On Day #51 – Goosfraba I used the key phrase used in Anger Management. The movie stars Adam Sandler and Jack Nicholson. Sandler plays a businessman who is sentenced to an anger-management program. This program is managed by an aggressive instructor (Nicholson).
Why is this important?
Tucker was also ‘sentenced’ to what I referred to as an Anger Management program in Kindergarten. Nope, I’m not joking.
Honestly, I wasn’t a fan that my child was having to attend this anger management program. His ‘tiptoe through the tulips’ mom had a pretty hard time coming to terms with the fact that my sweet boy needed some help managing his heightened sensory intake and emotions. Yet, I knew it was the best thing for him. He was frustrated for so many reasons.
Frustrated because he didn’t always have the words.
Frustrated because he didn’t always understand others.
Frustrated because others didn’t always understand him.
Frustrated because his body wouldn’t work like he wanted.
Frustrated because he knew he was different.
When his teacher first approached me – she knew where I was. I was struggling with all of it – so in all of her wonderfulness she provided me with the name of the program, Second Step (see more at http://www.cfchildren.org/second-step). We all know the Internet is the source of all things – so I started researching right away. I found the list of Kindergarten Objectives:
- Learning to Listen
- Focusing Attention
- Following Directions
- Self-Talk for Staying on Task
- Being Assertive
- More Feelings
- Identifying Anger
- Same or Different?
- Caring and Helping Compassion
- We Feel Feelings in Our Bodies
- Managing Frustration
- Calming Down
- Handling Waiting
- Managing Anger
- Managing Disappointment
- Handling Being Knocked Down
- Solving Problems
- Inviting to Play
- Fair Ways to Play
- Having Fun with Our Friends
- Handling Having Things Taken Away
- Handling Name-Calling
Then I realized something, Tucker needed anger management. As much as I didn’t like it – it’s what he needed. We had long struggled with what we now refer to as his ‘home-run’ face. It’s a face he gets when the switch is flipped.

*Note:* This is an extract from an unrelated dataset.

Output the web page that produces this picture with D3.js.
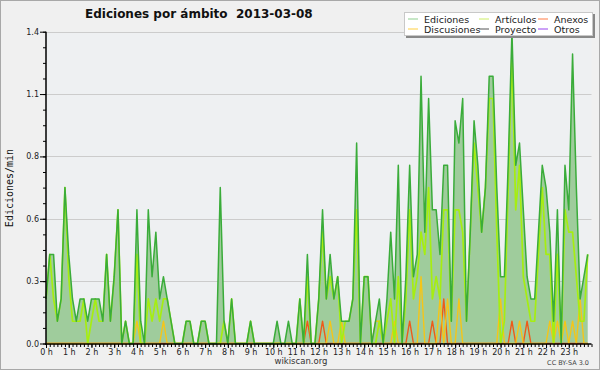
<!DOCTYPE html>
<html>
<head>
<meta charset="utf-8">
<script src="https://cdn.jsdelivr.net/npm/d3@7"></script>
<style>
  body { margin: 0; background: #f0f0f0; }
  svg { display: block; }
  .tick text { font-family: "DejaVu Sans", sans-serif; font-size: 8px; fill: #222; }
</style>
</head>
<body>
<script>
// 10分ごとの編集数(/min) 0:00 〜 23:50
var ediciones = [
  0.2,0.4,0.4,0.1,0.2,0.7, 0.4,0.2,0.1,0.2,0.2,0.1, 0.2,0.2,0.2,0.1,0.4,0.1, 0.3,0.6,0.0,0.1,0.0,0.0,
  0.6,0.1,0.0,0.6,0.3,0.5, 0.2,0.3,0.2,0.1,0.0,0.0, 0.0,0.1,0.1,0.0,0.0,0.1, 0.1,0.0,0.0,0.0,0.7,0.1,
  0.0,0.2,0.0,0.0,0.0,0.0, 0.1,0.0,0.0,0.0,0.0,0.0, 0.0,0.1,0.0,0.0,0.1,0.0, 0.0,0.2,0.0,0.4,0.0,0.0,
  0.2,0.6,0.2,0.4,0.2,0.3, 0.1,0.1,0.1,0.2,0.9,0.0, 0.3,0.3,0.0,0.1,0.2,0.0, 0.2,0.5,0.2,0.8,0.0,0.3,
  0.8,0.3,0.4,1.2,0.5,1.1, 0.6,0.6,0.4,0.8,0.8,0.1, 1.0,0.9,1.1,0.1,0.5,1.0, 0.8,0.5,0.7,1.2,1.2,0.7,
  0.3,0.3,0.8,1.4,0.8,0.9, 0.6,0.3,0.2,0.2,0.5,0.8, 0.7,0.5,0.1,0.6,0.0,0.8, 0.6,1.3,0.7,0.2,0.3,0.4
];
var articulos = [
  0.2,0.4,0.2,0.1,0.2,0.7, 0.3,0.1,0.1,0.1,0.2,0.0, 0.1,0.2,0.1,0.1,0.4,0.1, 0.3,0.6,0.0,0.1,0.0,0.0,
  0.4,0.0,0.0,0.2,0.1,0.2, 0.1,0.2,0.2,0.1,0.0,0.0, 0.0,0.1,0.1,0.0,0.0,0.1, 0.1,0.0,0.0,0.0,0.0,0.1,
  0.0,0.2,0.0,0.0,0.0,0.0, 0.1,0.0,0.0,0.0,0.0,0.0, 0.0,0.0,0.0,0.0,0.0,0.0, 0.0,0.2,0.0,0.3,0.0,0.0,
  0.2,0.5,0.2,0.3,0.2,0.3, 0.0,0.1,0.1,0.2,0.6,0.0, 0.3,0.3,0.0,0.0,0.1,0.0, 0.1,0.2,0.0,0.3,0.0,0.2,
  0.6,0.2,0.3,0.5,0.4,0.7, 0.2,0.3,0.2,0.6,0.6,0.1, 0.6,0.6,0.5,0.1,0.5,0.9, 0.7,0.5,0.7,1.1,1.1,0.5,
  0.0,0.1,0.7,1.3,0.6,0.8, 0.3,0.2,0.1,0.1,0.4,0.7, 0.4,0.4,0.0,0.4,0.0,0.6, 0.5,0.5,0.3,0.1,0.1,0.4
];
var discusiones = [
  0,0,0,0,0,0, 0,0,0,0,0,0, 0,0,0,0,0,0, 0,0,0,0,0,0,
  0.1,0,0,0,0,0, 0,0.1,0,0,0,0, 0,0,0,0,0,0, 0,0,0,0,0,0,
  0,0,0,0,0,0, 0,0,0,0,0,0, 0,0,0,0,0,0, 0,0,0,0,0,0,
  0,0,0,0.1,0,0, 0.1,0,0,0,0,0, 0,0,0,0.1,0.1,0, 0,0,0.1,0,0,0,
  0,0,0,0.3,0,0, 0,0,0.2,0,0.2,0, 0,0.2,0,0,0,0, 0,0,0,0,0,0,
  0.2,0,0,0,0,0.1, 0,0,0,0,0,0, 0,0.1,0,0.1,0,0.1, 0,0.1,0,0.2,0,0
];
var anexos = [
  0,0,0,0,0,0, 0,0,0,0,0,0, 0,0,0,0,0,0, 0,0,0,0,0,0,
  0,0,0,0,0,0, 0,0,0,0,0,0, 0,0,0,0,0,0, 0,0,0,0,0,0,
  0,0,0,0,0,0, 0,0,0,0,0,0, 0,0,0,0,0,0, 0,0,0,0.1,0,0,
  0,0.1,0,0,0,0, 0,0,0,0,0,0, 0,0,0,0,0,0, 0,0,0,0,0,0,
  0.1,0,0,0,0,0, 0.1,0,0,0.2,0,0, 0,0,0,0,0,0, 0,0,0,0,0,0,
  0,0,0,0.1,0,0, 0,0.1,0,0,0,0, 0,0,0,0,0,0, 0,0,0,0,0,0
];
var proyecto = ediciones.map(function(){ return 0; });
var otros = ediciones.map(function(){ return 0; });

var horas = d3.range(0, 24);               // 0 h 〜 23 h
var yTicks = [0, 0.28, 0.56, 0.84, 1.12, 1.4];

// 凡例
var leyenda = [
  {name: "Ediciones",   color: "#8fcf8f", col: 0, row: 0},
  {name: "Artículos",   color: "#cdee66", col: 1, row: 0},
  {name: "Anexos",      color: "#ff7a44", col: 2, row: 0},
  {name: "Discusiones", color: "#ffcf40", col: 0, row: 1},
  {name: "Proyecto",    color: "#555555", col: 1, row: 1},
  {name: "Otros",       color: "#9944ee", col: 2, row: 1}
];

var W = 600, H = 370;
var svg = d3.select("body").append("svg").attr("width", W).attr("height", H);

// 背景と枠
svg.append("rect")
  .attr("x", 0.5).attr("y", 0.5).attr("width", W - 1).attr("height", H - 1)
  .attr("fill", "#f0f0f0").attr("stroke", "#a8a8a8");

var x = d3.scaleLinear().domain([0, 1440]).range([46, 591.5]);
var y = d3.scaleLinear().domain([0, 1.4]).range([343.5, 31.7]);

// プロット領域
svg.append("rect")
  .attr("x", 46).attr("y", 31.7).attr("width", 545.5).attr("height", 343.5 - 31.7)
  .attr("fill", "#eef0f2");

// グリッド
svg.append("g").selectAll("line").data(yTicks.slice(1)).join("line")
  .attr("x1", 46).attr("x2", 591.5)
  .attr("y1", function(d){ return Math.round(y(d)) + 0.5; })
  .attr("y2", function(d){ return Math.round(y(d)) + 0.5; })
  .attr("stroke", "#cccccc");

function pts(arr){
  return arr.map(function(v, i){ return {t: i * 10, v: v}; });
}

var area = d3.area()
  .x(function(d){ return x(d.t); })
  .y0(y(0))
  .y1(function(d){ return y(d.v); });
var line = d3.line()
  .x(function(d){ return x(d.t); })
  .y(function(d){ return y(d.v); });

// 合計(塗りつぶし)
svg.append("path").datum(pts(ediciones))
  .attr("d", area).attr("fill", "#9fcc9c");

// 各系列の線
var series = [
  {data: otros, color: "#9944ee", w: 1.2},
  {data: proyecto, color: "#555555", w: 1.2},
  {data: anexos, color: "#ee5a1a", w: 1.4},
  {data: discusiones, color: "#f5c518", w: 1.4},
  {data: articulos, color: "#a6ee10", w: 1.7},
  {data: ediciones, color: "#3aac3a", w: 1.5}
];
series.forEach(function(s){
  svg.append("path").datum(pts(s.data))
    .attr("d", line)
    .attr("fill", "none")
    .attr("stroke", s.color)
    .attr("stroke-width", s.w)
    .attr("stroke-linejoin", "round");
});

// Y軸
var yAxis = svg.append("g").attr("transform", "translate(46,0)");
yAxis.call(d3.axisLeft(y).tickValues(d3.range(0, 1.401, 0.07)).tickSize(3).tickFormat(""));
yAxis.append("g").call(d3.axisLeft(y).tickValues(yTicks).tickSize(6).tickFormat(d3.format(".1f")).tickPadding(1));
yAxis.selectAll(".domain").remove();
yAxis.selectAll("line").attr("stroke", "#000");
svg.append("line").attr("x1", 46).attr("x2", 46).attr("y1", 31.7).attr("y2", 345)
  .attr("stroke", "#000").attr("stroke-width", 1.5);

// X軸
var xAxis = svg.append("g").attr("transform", "translate(0,344)");
xAxis.call(d3.axisBottom(x).tickValues(d3.range(0, 1441, 10)).tickSize(3).tickFormat(""));
xAxis.append("g").call(d3.axisBottom(x).tickValues(horas.map(function(h){ return h * 60; }))
  .tickSize(4).tickPadding(1).tickFormat(function(d){ return (d / 60) + " h"; }));
xAxis.selectAll(".domain").remove();
xAxis.selectAll("line").attr("stroke", "#000");
svg.append("line").attr("x1", 45).attr("x2", 591.5).attr("y1", 344).attr("y2", 344)
  .attr("stroke", "#000").attr("stroke-width", 1.5);

// タイトル
svg.append("text")
  .attr("x", 85).attr("y", 18)
  .attr("xml:space", "preserve")
  .style("white-space", "pre")
  .style("font-family", "'DejaVu Sans', sans-serif")
  .style("font-weight", "bold").style("font-size", "12px")
  .attr("fill", "#111")
  .text("Ediciones por ámbito  2013-03-08");

// Y軸ラベル
svg.append("text")
  .attr("transform", "translate(13,188) rotate(-90)")
  .attr("text-anchor", "middle")
  .style("font-family", "'DejaVu Sans Mono', monospace").style("font-size", "10px")
  .attr("fill", "#111")
  .text("Ediciones/min");

// フッター
svg.append("text")
  .attr("x", 301).attr("y", 364).attr("text-anchor", "middle")
  .style("font-family", "'DejaVu Sans', sans-serif").style("font-size", "8.5px")
  .attr("fill", "#333").text("wikiscan.org");
svg.append("text")
  .attr("x", 589).attr("y", 365).attr("text-anchor", "end")
  .style("font-family", "'DejaVu Sans', sans-serif").style("font-size", "6.5px")
  .attr("fill", "#444").text("CC BY-SA 3.0");

// 凡例ボックス
var lg = svg.append("g");
lg.append("rect").attr("x", 406).attr("y", 14).attr("width", 189).attr("height", 24)
  .attr("fill", "#888");
lg.append("rect").attr("x", 404.5).attr("y", 12.5).attr("width", 188).attr("height", 23)
  .attr("fill", "#fff").attr("stroke", "#c8c8c8");
var colX = [408, 479, 538];
leyenda.forEach(function(d){
  var lx = colX[d.col], ly = 19 + d.row * 10;
  lg.append("line").attr("x1", lx).attr("x2", lx + 10).attr("y1", ly).attr("y2", ly)
    .attr("stroke", d.color).attr("stroke-width", 1);
  lg.append("text").attr("x", lx + 16).attr("y", ly + 3.5)
    .style("font-family", "'DejaVu Sans', sans-serif").style("font-size", "9.5px")
    .attr("fill", "#222").text(d.name);
});
</script>
</body>
</html>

The problem with this face for him is that his senses and emotions were so heightened that he couldn’t refocus, he couldn’t learn, he couldn’t do much of anything but strike out at the nearest person available.
The problem with this face for his peers was that he was always six inches taller and 50 pounds heavier…so him pushing wasn’t like a ‘regular’ kindergartner or 1st grader pushing. His push? It would send a child across the playground.
Which was usually me…
The problem with this face for me was that it led to lots of bruises and tears. Why? From holding him down. I know that sounds awful – but it’s what I had to do. Put enough pressure on him while he was hitting and kicking that his senses and emotions would calm down enough to actually listen. The bruises would happen immediately – the tears would come later. Tears from what was necessary, but tears from what felt so very wrong – for him and me.
So, he began Second Step at school and I reinforced every lesson I could at home, I used the same language and visual cues the lessons used. I just hoped that whatever he was learning from his teacher could be doubly reinforced at home.
Lo and behold…it began working.
In the spring of his Kindergarten year his teacher met me after school to discuss something that had happened (this is when much of the ‘deep breathing…what did he do know’ began).
“I need to tell you what Tucker did today.”
“Well. He was playing with blocks and another little girl in his class came over to play with him. (Double anxiety – he doesn’t like other people playing with him and she most likely got into his personal space.) Tucker was not happy.”
“So. I moved in just in case I needed to help, but I wanted him to have the opportunity to show us what he has learned. He stood up. I took another step. He gently put his arms under the little girl’s arms and picked her up.”
At this point my eyes are nearly bulging out of their sockets…had all of this work we’d been doing not worked Seriously…what would our options be now???
“Then he carried her to the other side of the room.”
At this point we both burst into laughter and she continues, “Now…while this is MUCH better problem solving, we just can’t have Tucker carrying the other Kindergarten children around.”